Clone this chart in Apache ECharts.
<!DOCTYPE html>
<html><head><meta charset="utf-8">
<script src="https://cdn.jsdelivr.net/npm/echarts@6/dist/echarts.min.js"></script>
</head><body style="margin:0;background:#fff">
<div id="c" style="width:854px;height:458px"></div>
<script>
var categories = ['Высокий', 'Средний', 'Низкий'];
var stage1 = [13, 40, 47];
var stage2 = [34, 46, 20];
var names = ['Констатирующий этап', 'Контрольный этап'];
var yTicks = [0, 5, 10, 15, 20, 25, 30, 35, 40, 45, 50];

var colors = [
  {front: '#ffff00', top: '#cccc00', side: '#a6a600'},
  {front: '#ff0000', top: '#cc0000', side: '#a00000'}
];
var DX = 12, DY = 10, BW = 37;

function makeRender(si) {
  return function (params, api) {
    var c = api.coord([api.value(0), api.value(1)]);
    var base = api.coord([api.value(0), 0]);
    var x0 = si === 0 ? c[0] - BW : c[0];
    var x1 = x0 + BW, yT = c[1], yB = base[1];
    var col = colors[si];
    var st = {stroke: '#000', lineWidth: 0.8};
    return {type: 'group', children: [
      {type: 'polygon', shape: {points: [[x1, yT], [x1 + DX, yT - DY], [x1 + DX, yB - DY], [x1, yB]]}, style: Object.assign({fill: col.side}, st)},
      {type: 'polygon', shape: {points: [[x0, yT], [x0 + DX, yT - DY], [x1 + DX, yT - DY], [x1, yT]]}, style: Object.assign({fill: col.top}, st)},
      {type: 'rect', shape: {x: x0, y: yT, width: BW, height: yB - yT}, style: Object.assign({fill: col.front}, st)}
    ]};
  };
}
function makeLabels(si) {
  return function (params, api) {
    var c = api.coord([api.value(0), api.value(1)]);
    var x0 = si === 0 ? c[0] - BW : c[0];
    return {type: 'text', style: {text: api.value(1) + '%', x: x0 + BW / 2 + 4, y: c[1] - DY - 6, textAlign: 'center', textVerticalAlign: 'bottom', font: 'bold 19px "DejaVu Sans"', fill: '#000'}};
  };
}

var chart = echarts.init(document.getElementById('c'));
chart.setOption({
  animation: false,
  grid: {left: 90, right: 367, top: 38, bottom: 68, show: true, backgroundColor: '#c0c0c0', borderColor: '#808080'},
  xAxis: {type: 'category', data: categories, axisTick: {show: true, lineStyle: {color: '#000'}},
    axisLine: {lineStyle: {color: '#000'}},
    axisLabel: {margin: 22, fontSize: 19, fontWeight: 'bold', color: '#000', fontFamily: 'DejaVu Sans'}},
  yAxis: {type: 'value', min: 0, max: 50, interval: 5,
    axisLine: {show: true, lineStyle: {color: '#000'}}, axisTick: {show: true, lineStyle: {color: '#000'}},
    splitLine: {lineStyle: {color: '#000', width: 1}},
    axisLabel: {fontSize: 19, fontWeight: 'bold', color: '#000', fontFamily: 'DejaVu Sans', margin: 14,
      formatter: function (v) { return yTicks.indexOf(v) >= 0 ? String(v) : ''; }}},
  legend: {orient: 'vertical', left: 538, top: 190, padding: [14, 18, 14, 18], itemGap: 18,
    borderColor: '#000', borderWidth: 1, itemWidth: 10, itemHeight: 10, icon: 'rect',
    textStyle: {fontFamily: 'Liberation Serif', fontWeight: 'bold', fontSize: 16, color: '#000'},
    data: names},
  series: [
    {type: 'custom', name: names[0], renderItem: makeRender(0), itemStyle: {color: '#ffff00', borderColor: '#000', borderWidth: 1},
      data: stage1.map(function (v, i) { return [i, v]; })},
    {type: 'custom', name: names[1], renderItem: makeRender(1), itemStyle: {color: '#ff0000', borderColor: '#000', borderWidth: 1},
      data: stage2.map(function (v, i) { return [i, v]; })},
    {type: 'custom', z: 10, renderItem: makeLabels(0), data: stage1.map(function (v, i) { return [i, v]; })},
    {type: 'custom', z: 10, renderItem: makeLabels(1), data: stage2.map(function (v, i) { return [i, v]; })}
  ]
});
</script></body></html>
_ _ _
From the very first line of the data through the line with "var DX = 12, DY = 10, BW = 37;" in it, please reproduce each line exactly and output nothing more.

- WORKED ANSWER:
Clone this chart in Apache ECharts.
<!DOCTYPE html>
<html><head><meta charset="utf-8">
<script src="https://cdn.jsdelivr.net/npm/echarts@6/dist/echarts.min.js"></script>
</head><body style="margin:0;background:#fff">
<div id="c" style="width:854px;height:458px"></div>
<script>
var categories = ['Высокий', 'Средний', 'Низкий'];
var stage1 = [13, 40, 47];
var stage2 = [34, 46, 20];
var names = ['Констатирующий этап', 'Контрольный этап'];
var yTicks = [0, 5, 10, 15, 20, 25, 30, 35, 40, 45, 50];

var colors = [
  {front: '#ffff00', top: '#cccc00', side: '#a6a600'},
  {front: '#ff0000', top: '#cc0000', side: '#a00000'}
];
var DX = 12, DY = 10, BW = 37;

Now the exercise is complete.